PROBLEM STATEMENT »
Pictures stay out. Extract the lines below from the first one through the line with "return [x, ys[i]];", both included.

DATA SHOWN »
______

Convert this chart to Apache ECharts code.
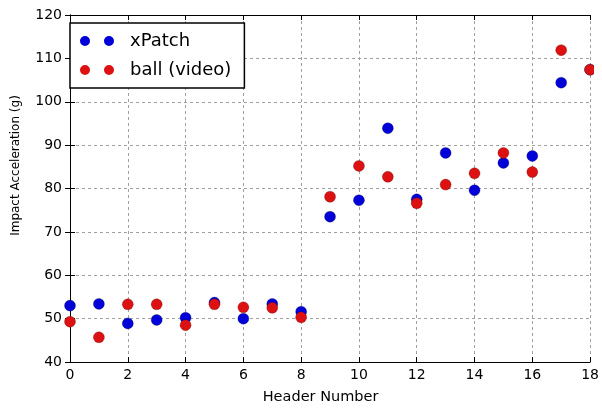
<!DOCTYPE html>
<html>
<head>
<meta charset="utf-8">
<script src="https://cdn.jsdelivr.net/npm/echarts@6/dist/echarts.min.js"></script>
<style>html,body{margin:0;padding:0;background:#fff;}#c{width:602px;height:411px;}</style>
</head>
<body>
<div id="c"></div>
<script>
var headers = [0,1,2,3,4,5,6,7,8,9,10,11,12,13,14,15,16,17,18];
var xPatch = [53.0, 53.4, 48.9, 49.7, 50.2, 53.7, 50.0, 53.4, 51.6, 73.5, 77.3, 93.9, 77.5, 88.2, 79.6, 85.9, 87.5, 104.4, 107.4];
var ballVideo = [49.3, 45.7, 53.3, 53.3, 48.5, 53.3, 52.6, 52.5, 50.3, 78.1, 85.2, 82.7, 76.6, 80.9, 83.5, 88.2, 83.8, 111.9, 107.4];

function pairs(xs, ys){ return xs.map(function(x,i){ return [x, ys[i]]; }); }

var font = 'DejaVu Sans';
// two dots plus an invisible point that widens the icon box to leave the text gap
var twoDots = 'path://M0,5A5,5 0 1,0 10,5A5,5 0 1,0 0,5Z M24,5A5,5 0 1,0 34,5A5,5 0 1,0 24,5Z M45,5L45,5Z';
var grid = { left: 70, top: 15, right: 9, bottom: 49 };
var splitLine = { show: true, lineStyle: { color: '#a0a0a0', type: [3,3], width: 1 } };
var axisLine = { show: true, lineStyle: { color: '#000', width: 1 } };
var tick = { show: true, inside: true, length: 5, lineStyle: { color: '#000', width: 1 } };

var chart = echarts.init(document.getElementById('c'), null, { renderer: 'canvas' });
chart.setOption({
  animation: false,
  backgroundColor: '#fff',
  grid: grid,
  legend: {
    orient: 'vertical',
    left: 70, top: 23,
    padding: [9, 13, 9, 10],
    itemWidth: 45, itemHeight: 10, itemGap: 11,
    itemStyle: { borderWidth: 0 },
    backgroundColor: '#fff', borderColor: '#000', borderWidth: 1.5, borderRadius: 0,
    textStyle: { fontFamily: font, fontSize: 18, color: '#000', lineHeight: 18 },
    data: [
      { name: 'xPatch', icon: twoDots },
      { name: 'ball (video)', icon: twoDots }
    ]
  },
  graphic: [{
    type: 'rect', left: 594, top: 8, shape: { width: 8, height: 357 },
    style: { fill: '#fff' }, z: 100, silent: true
  }],
  xAxis: [{
    type: 'value', min: 0, max: 18, interval: 2, position: 'bottom',
    name: 'Header Number', nameLocation: 'middle', nameGap: 28,
    nameTextStyle: { fontFamily: font, fontSize: 14.5, color: '#000', padding: [0, 19, 0, 0] },
    axisLine: axisLine, axisTick: tick, splitLine: splitLine,
    axisLabel: { fontFamily: font, fontSize: 14, color: '#000', margin: 6 }
  }, {
    type: 'value', min: 0, max: 18, interval: 2, position: 'top',
    axisLine: axisLine, axisTick: tick, splitLine: { show: false }, axisLabel: { show: false }
  }],
  yAxis: [{
    type: 'value', min: 40, max: 120, interval: 10, position: 'left',
    name: 'Impact Acceleration (g)', nameLocation: 'middle', nameGap: 48,
    nameTextStyle: { fontFamily: font, fontSize: 12, color: '#000', padding: [0, 0, 0, 46] },
    axisLine: axisLine, axisTick: tick, splitLine: splitLine,
    axisLabel: { fontFamily: font, fontSize: 14, color: '#000', margin: 8 }
  }, {
    type: 'value', min: 40, max: 120, interval: 10, position: 'right',
    axisLine: axisLine, axisTick: tick, splitLine: { show: false }, axisLabel: { show: false }
  }],
  series: [{
    name: 'xPatch', type: 'scatter', symbol: 'circle', symbolSize: 11,
    itemStyle: { color: '#0000d8', borderColor: 'rgba(0,0,60,0.5)', borderWidth: 0.6, opacity: 1 },
    data: pairs(headers, xPatch), z: 2
  }, {
    name: 'ball (video)', type: 'scatter', symbol: 'circle', symbolSize: 11,
    itemStyle: { color: '#dd1111', borderColor: 'rgba(80,0,0,0.5)', borderWidth: 0.6, opacity: 1 },
    data: pairs(headers, ballVideo), z: 3
  }]
});
</script>
</body>
</html>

______

RESPONSE TO THE TASK »
Convert this chart to Apache ECharts code.
<!DOCTYPE html>
<html>
<head>
<meta charset="utf-8">
<script src="https://cdn.jsdelivr.net/npm/echarts@6/dist/echarts.min.js"></script>
<style>html,body{margin:0;padding:0;background:#fff;}#c{width:602px;height:411px;}</style>
</head>
<body>
<div id="c"></div>
<script>
var headers = [0,1,2,3,4,5,6,7,8,9,10,11,12,13,14,15,16,17,18];
var xPatch = [53.0, 53.4, 48.9, 49.7, 50.2, 53.7, 50.0, 53.4, 51.6, 73.5, 77.3, 93.9, 77.5, 88.2, 79.6, 85.9, 87.5, 104.4, 107.4];
var ballVideo = [49.3, 45.7, 53.3, 53.3, 48.5, 53.3, 52.6, 52.5, 50.3, 78.1, 85.2, 82.7, 76.6, 80.9, 83.5, 88.2, 83.8, 111.9, 107.4];

function pairs(xs, ys){ return xs.map(function(x,i){ return [x, ys[i]]; }); }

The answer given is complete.